Least important features
The least important features during these test were the number of assigned cores. Apparently assigning more cores did not improve performance much. Because I found this peculiar, I did some additional analyses on the data and it appeared certain frameworks are better in using more cores or dealing with higher concurrency then others (when not specifically tuning the individual frameworks/HTTP servers thus using default settings).
You can check the notebook here.
A nice method in theory
This method to determine the most important features for response times and throughput is of course difficult to apply to real-life scenario’s.

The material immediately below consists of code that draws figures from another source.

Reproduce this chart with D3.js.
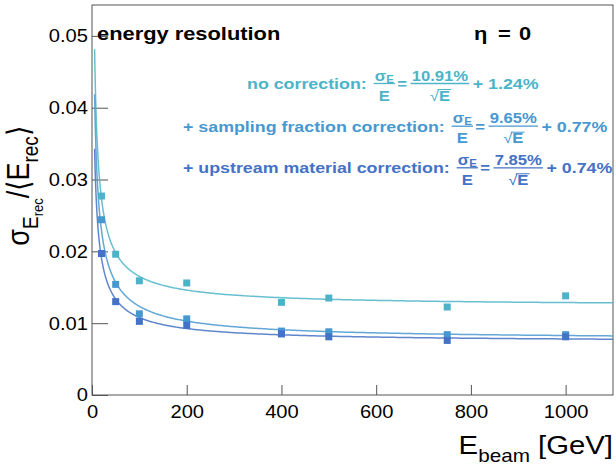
<!DOCTYPE html>
<html>
<head>
<meta charset="utf-8">
<script src="https://cdn.jsdelivr.net/npm/d3@7"></script>
<style>
  body { margin: 0; background: #fff; }
  svg { display: block; font-family: "Liberation Sans", Arial, Helvetica, sans-serif; }
</style>
</head>
<body>
<div class="canvas"></div>
<script>
// beam energies in GeV
const energies = [20, 50, 100, 200, 400, 500, 750, 1000]

// sigma_E / <E_rec> per correction step
const noCorrection = [0.0277, 0.0196, 0.0159, 0.0156, 0.0129, 0.0135, 0.01225, 0.0138]
const samplingCorrection = [0.0244, 0.0154, 0.0113, 0.0106, 0.0089, 0.0088, 0.0084, 0.0084]
const upstreamCorrection = [0.0197, 0.0130, 0.01025, 0.0097, 0.0085, 0.0081, 0.0076, 0.0081]

// statistical errors
const noCorrectionErr = [0.0004, 0.0004, 0.0003, 0.0004, 0.0002, 0.0002, 0.0002, 0.0003]
const samplingCorrectionErr = [0.0003, 0.0003, 0.0003, 0.0004, 0.0002, 0.0004, 0.0003, 0.0002]
const upstreamCorrectionErr = [0.0003, 0.0003, 0.0003, 0.0003, 0.0002, 0.0002, 0.0003, 0.0002]

// fit results: sigma/E = a/sqrt(E) (+) b, in %
const stochasticTerms = [10.91, 9.65, 7.85]
const constantTerms = [1.24, 0.77, 0.74]
const fitRange = [5.5, 1100]

const seriesLabels = ['no correction:', '+ sampling fraction correction:', '+ upstream material correction:']
const colors = ['#4cb4c9', '#4898d0', '#4472c6']

const xTicks = [0, 200, 400, 600, 800, 1000]
const yTicks = [0, 0.01, 0.02, 0.03, 0.04, 0.05]

const width = 616, height = 465
const margin = {top: 5, right: 3, bottom: 70, left: 92}
const SX = 1.15 // the original picture is a bit wide

const svg = d3.select('.canvas')
  .append('svg')
  .attr('width', width)
  .attr('height', height)

const x = d3.scaleLinear().domain([0, 1100]).range([margin.left, width - margin.right])
const y = d3.scaleLinear().domain([0, 0.0543]).range([height - margin.bottom, margin.top])

// axes, ticks pointing into the frame
const xAxis = svg.append('g')
  .attr('transform', `translate(0, ${height - margin.bottom})`)
xAxis.call(d3.axisBottom(x).tickValues(d3.range(0, 1101, 50)).tickSize(-5).tickFormat(''))
xAxis.call(d3.axisBottom(x).tickValues(xTicks).tickSize(-10).tickFormat(d3.format('d')))
const yAxis = svg.append('g')
  .attr('transform', `translate(${margin.left}, 0)`)
yAxis.call(d3.axisLeft(y).tickValues(d3.range(0, 0.0541, 0.002)).tickSize(-8).tickFormat(''))
yAxis.call(d3.axisLeft(y).tickValues(yTicks).tickSize(-16)
  .tickFormat(v => v === 0 ? '0' : d3.format('.2f')(v)))

svg.selectAll('.domain').remove()
svg.selectAll('.tick line').attr('stroke', '#555')
xAxis.selectAll('.tick text')
  .attr('y', 0).attr('dy', 0)
  .attr('transform', `translate(0, 23) scale(${SX}, 1)`)
  .attr('font-size', 17.5).attr('fill', '#000')
yAxis.selectAll('.tick text')
  .attr('x', 0).attr('dy', '0.34em')
  .attr('transform', `translate(-4, 0) scale(${SX}, 1)`)
  .attr('font-size', 17.5).attr('fill', '#000')
svg.selectAll('.tick text').attr('font-family', null)

svg.append('rect')
  .attr('x', margin.left).attr('y', margin.top)
  .attr('width', width - margin.left - margin.right)
  .attr('height', height - margin.top - margin.bottom)
  .attr('fill', 'none').attr('stroke', '#555')

// fit curves
svg.append('clipPath').attr('id', 'frame')
  .append('rect')
  .attr('x', margin.left).attr('y', margin.top)
  .attr('width', width - margin.left - margin.right)
  .attr('height', height - margin.top - margin.bottom)

const fitEnergies = d3.range(0, 400).map(i =>
  fitRange[0] * Math.pow(fitRange[1] / fitRange[0], i / 399))
const line = d3.line().x(d => x(d[0])).y(d => y(d[1]))

stochasticTerms.forEach((a, i) => {
  const b = constantTerms[i]
  const pts = fitEnergies.map(e => [e, Math.hypot(a / 100 / Math.sqrt(e), b / 100)])
  svg.append('path')
    .attr('clip-path', 'url(#frame)')
    .attr('d', line(pts))
    .attr('fill', 'none')
    .attr('stroke', colors[i])
    .attr('stroke-opacity', 0.85)
    .attr('stroke-width', 1.5)
})

// points
const series = [
  {values: noCorrection, errors: noCorrectionErr},
  {values: samplingCorrection, errors: samplingCorrectionErr},
  {values: upstreamCorrection, errors: upstreamCorrectionErr}
]
series.forEach(({values, errors}, i) => {
  const data = energies.map((e, k) => ({e, v: values[k], err: errors[k]}))
  const g = svg.append('g')
  g.selectAll('line').data(data).enter().append('line')
    .attr('x1', d => x(d.e)).attr('x2', d => x(d.e))
    .attr('y1', d => y(d.v - d.err)).attr('y2', d => y(d.v + d.err))
    .attr('stroke', colors[i]).attr('stroke-width', 1.2)
  g.selectAll('rect').data(data).enter().append('rect')
    .attr('x', d => x(d.e) - 3.5).attr('y', d => y(d.v) - 3.5)
    .attr('width', 7).attr('height', 7)
    .attr('fill', colors[i])
})

// titles
svg.append('text')
  .attr('transform', `translate(97, 40) scale(${SX}, 1)`)
  .attr('font-size', 19).attr('font-weight', 'bold')
  .text('energy resolution')
;[['η', 474], ['=', 498], ['0', 519]].forEach(([s, px]) =>
  svg.append('text')
    .attr('transform', `translate(${px}, 40) scale(${SX}, 1)`)
    .attr('font-size', 19).attr('font-weight', 'bold')
    .text(s))

const xTitle = svg.append('text')
  .attr('transform', `translate(613, 454) scale(${SX}, 1)`)
  .attr('text-anchor', 'end').attr('font-size', 25.5)
xTitle.append('tspan').text('E')
xTitle.append('tspan').attr('font-size', 18).attr('dy', 8).text('beam')
xTitle.append('tspan').attr('dy', -8).text(' [GeV]')

const yTitle = svg.append('text')
  .attr('transform', `translate(29, 126) rotate(-90) scale(1, ${SX})`)
  .attr('text-anchor', 'end').attr('font-size', 27)
yTitle.append('tspan').text('σ')
yTitle.append('tspan').attr('font-size', 19).attr('dy', 8).text('E')
yTitle.append('tspan').attr('font-size', 13).attr('dy', 4).text('rec')
yTitle.append('tspan').attr('dy', -12).text('/⟨E')
yTitle.append('tspan').attr('font-size', 19).attr('dy', 8).text('rec')
yTitle.append('tspan').attr('dy', -8).text('⟩')

// fit results in formula form
const legendX = [247, 183, 183]
const legendY = [89, 131.7, 173.3]
const fracSize = 14.5

function fraction(g, cx, num, den, color) {
  const n = g.append('text').attr('font-size', fracSize).attr('y', -8.5)
  num(n)
  const d = g.append('text').attr('font-size', fracSize).attr('y', 11.5)
  den(d)
  const nw = n.node().getComputedTextLength()
  const dw = d.node().getComputedTextLength()
  const bw = Math.max(nw, dw) + 2
  n.attr('x', cx + (bw - nw) / 2)
  d.attr('x', cx + (bw - dw) / 2)
  g.append('line')
    .attr('x1', cx).attr('x2', cx + bw)
    .attr('y1', -5.5).attr('y2', -5.5)
    .attr('stroke', color).attr('stroke-width', 1.3)
  return {width: bw, den: d, dx: cx + (bw - dw) / 2}
}

seriesLabels.forEach((label, i) => {
  const color = colors[i]
  const g = svg.append('g')
    .attr('transform', `translate(${legendX[i]}, ${legendY[i]}) scale(${SX}, 1)`)
    .attr('fill', color).attr('font-weight', 'bold')
  const t = g.append('text').attr('font-size', 15.5).text(label)
  let cx = t.node().getComputedTextLength() + 6

  const f1 = fraction(g, cx, n => {
    n.append('tspan').text('σ')
    n.append('tspan').attr('font-size', 10).attr('dy', 2).text('E')
  }, d => d.text('E'), color)
  cx += f1.width + 2

  const eq = g.append('text').attr('font-size', fracSize).attr('x', cx).text('=')
  cx += eq.node().getComputedTextLength() + 3

  const f2 = fraction(g, cx, n => n.text(`${stochasticTerms[i].toFixed(2)}%`), d => {
    d.append('tspan').attr('font-weight', 'normal').text('√')
    d.append('tspan').text('E')
  }, color)
  // overline of the root
  const rootW = f2.den.node().getComputedTextLength()
  g.append('line')
    .attr('x1', f2.dx + rootW * 0.38).attr('x2', f2.dx + rootW + 1)
    .attr('y1', 0.5).attr('y2', 0.5)
    .attr('stroke', color).attr('stroke-width', 1)
  cx += f2.width + 3

  g.append('text').attr('font-size', 15.5).attr('x', cx)
    .text(`+ ${constantTerms[i].toFixed(2)}%`)
})
</script>
</body>
</html>
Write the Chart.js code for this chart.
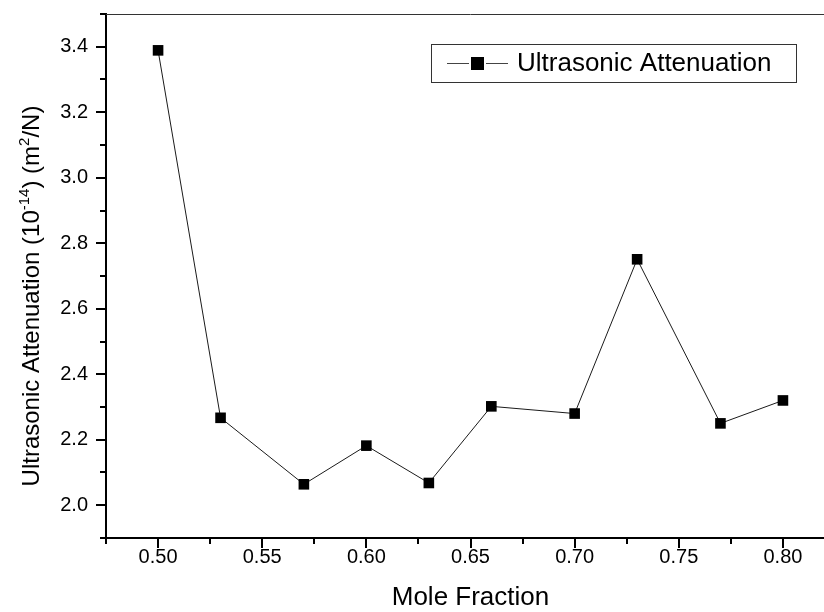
<!DOCTYPE html>
<html>
<head>
<meta charset="utf-8">
<script src="https://cdn.jsdelivr.net/npm/chart.js@4/dist/chart.umd.min.js"></script>
<style>
  html, body { margin: 0; padding: 0; background: #fff; overflow: hidden; }
  #wrap { width: 850px; height: 612px; }
</style>
</head>
<body>
<div id="wrap"><canvas id="chart" width="850" height="612"></canvas></div>
<script>
// measured values
const moleFraction = [0.50, 0.53, 0.57, 0.60, 0.63, 0.66, 0.70, 0.73, 0.77, 0.80];
const attenuation = [3.389, 2.267, 2.064, 2.182, 2.068, 2.302, 2.280, 2.751, 2.250, 2.320];

// axis ticks
const xTicks = [0.50, 0.55, 0.60, 0.65, 0.70, 0.75, 0.80];
const yTicks = [2.0, 2.2, 2.4, 2.6, 2.8, 3.0, 3.2, 3.4];
const xRange = [0.475, 0.825];
const yRange = [1.9, 3.5];

const seriesName = 'Ultrasonic Attenuation';
const xTitle = 'Mole Fraction';
// y title pieces: [text, superscript?]
const yTitle = [['Ultrasonic Attenuation (10', false], ['-14', true], [') (m', false], ['2', true], ['/N)', false]];

const FONT = '"Liberation Sans", Arial, sans-serif';

// minor ticks sit halfway between majors, plus one step outside each end
function minorTicks(major) {
  const step = major[1] - major[0];
  const out = [major[0] - step / 2];
  major.forEach(v => out.push(v + step / 2));
  return out;
}

const decorations = {
  id: 'decorations',
  afterDraw(chart) {
    const { ctx, chartArea: a, scales: { x, y } } = chart;
    ctx.save();

    // thin top frame line
    ctx.strokeStyle = '#333';
    ctx.lineWidth = 1;
    ctx.beginPath();
    ctx.moveTo(a.left, a.top + 0.5);
    ctx.lineTo(a.right, a.top + 0.5);
    ctx.stroke();

    // outward tick marks
    ctx.strokeStyle = '#000';
    ctx.lineWidth = 2;
    const tick = (px, py, dx, dy) => {
      ctx.beginPath();
      ctx.moveTo(px, py);
      ctx.lineTo(px + dx, py + dy);
      ctx.stroke();
    };
    xTicks.forEach(v => tick(Math.round(x.getPixelForValue(v)), a.bottom, 0, 10));
    minorTicks(xTicks).forEach(v => tick(Math.round(x.getPixelForValue(v)), a.bottom, 0, 6));
    yTicks.forEach(v => tick(a.left, Math.round(y.getPixelForValue(v)), -10, 0));
    minorTicks(yTicks).forEach(v => tick(a.left, Math.round(y.getPixelForValue(v)), -6, 0));

    ctx.fillStyle = '#000';

    // x axis title
    ctx.font = '26px ' + FONT;
    ctx.textAlign = 'center';
    ctx.textBaseline = 'middle';
    ctx.fillText(xTitle, (a.left + a.right) / 2, 598);

    // y axis title with superscripts
    ctx.translate(30, 296);
    ctx.rotate(-Math.PI / 2);
    ctx.textAlign = 'left';
    ctx.textBaseline = 'alphabetic';
    const big = '24px ' + FONT, small = '15px ' + FONT;
    let total = 0;
    yTitle.forEach(([t, sup]) => { ctx.font = sup ? small : big; total += ctx.measureText(t).width; });
    let cx = -total / 2;
    yTitle.forEach(([t, sup]) => {
      ctx.font = sup ? small : big;
      ctx.fillText(t, cx, sup ? -1 : 8.5);
      cx += ctx.measureText(t).width;
    });
    ctx.setTransform(1, 0, 0, 1, 0, 0);

    // legend box
    const lx = 431, ly = 44, lw = 365, lh = 38, cy = ly + lh / 2;
    ctx.strokeStyle = '#333';
    ctx.lineWidth = 1;
    ctx.strokeRect(lx + 0.5, ly + 0.5, lw, lh);
    ctx.strokeStyle = '#444';
    ctx.beginPath();
    ctx.moveTo(447, cy + 0.5); ctx.lineTo(469, cy + 0.5);
    ctx.moveTo(486, cy + 0.5); ctx.lineTo(508, cy + 0.5);
    ctx.stroke();
    ctx.fillStyle = '#000';
    ctx.fillRect(471, cy - 6, 13, 13);
    ctx.font = '26px ' + FONT;
    ctx.textBaseline = 'middle';
    ctx.textAlign = 'left';
    ctx.fillText(seriesName, 517, cy + 1);

    ctx.restore();
  }
};

new Chart(document.getElementById('chart'), {
  type: 'line',
  data: {
    datasets: [{
      label: seriesName,
      data: moleFraction.map((v, i) => ({ x: v, y: attenuation[i] })),
      borderColor: '#1a1a1a',
      borderWidth: 1,
      pointStyle: 'rect',
      pointRadius: 7.5,
      pointBackgroundColor: '#000',
      pointBorderWidth: 0,
      tension: 0
    }]
  },
  options: {
    responsive: false,
    devicePixelRatio: 1,
    animation: false,
    layout: { padding: { top: 14, right: 15, left: 0, bottom: 0 } },
    plugins: { legend: { display: false }, tooltip: { enabled: false } },
    scales: {
      x: {
        type: 'linear',
        min: xRange[0],
        max: xRange[1],
        afterBuildTicks: s => { s.ticks = xTicks.map(v => ({ value: v })); },
        afterFit: s => { s.height = 74; s.paddingLeft = 0; s.paddingRight = 0; },
        ticks: { callback: v => v.toFixed(2), color: '#000', font: { family: FONT, size: 20 }, padding: 7, maxRotation: 0 },
        grid: { display: false, drawTicks: false },
        border: { display: true, color: '#000', width: 2 }
      },
      y: {
        type: 'linear',
        min: yRange[0],
        max: yRange[1],
        afterBuildTicks: s => { s.ticks = yTicks.map(v => ({ value: v })); },
        afterFit: s => { s.width = 106; s.paddingTop = 0; s.paddingBottom = 0; },
        ticks: { callback: v => v.toFixed(1), color: '#000', font: { family: FONT, size: 20 }, padding: 18 },
        grid: { display: false, drawTicks: false },
        border: { display: true, color: '#000', width: 2 }
      }
    }
  },
  plugins: [decorations]
});
</script>
</body>
</html>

It will be difficult to try all different combinations of variables since in more complex environments (for example virtualized), there can be many things which can be varied and performing an accurate reproducible performance test might take a long time.
The method suggests the actual implementation (framework) was the most important feature for response times and throughput. How useful is a result like this? Can the model generalize outside the scope of the code/environment/tested variables? Usually you cannot easily switch the framework for production applications. Even though they are important in performance, the JVM flavor is mostly provided by a team focusing on infrastructure and ‘a given’ for developers. The choice can be related to support contracts for example.
So where is the value?
You can use the results as an inspiration for knobs you can turn to get better performance. Also, when you have a lot of performance data gathered already, feeding them into a suitable model might provide you with valuable insights you might have missed otherwise.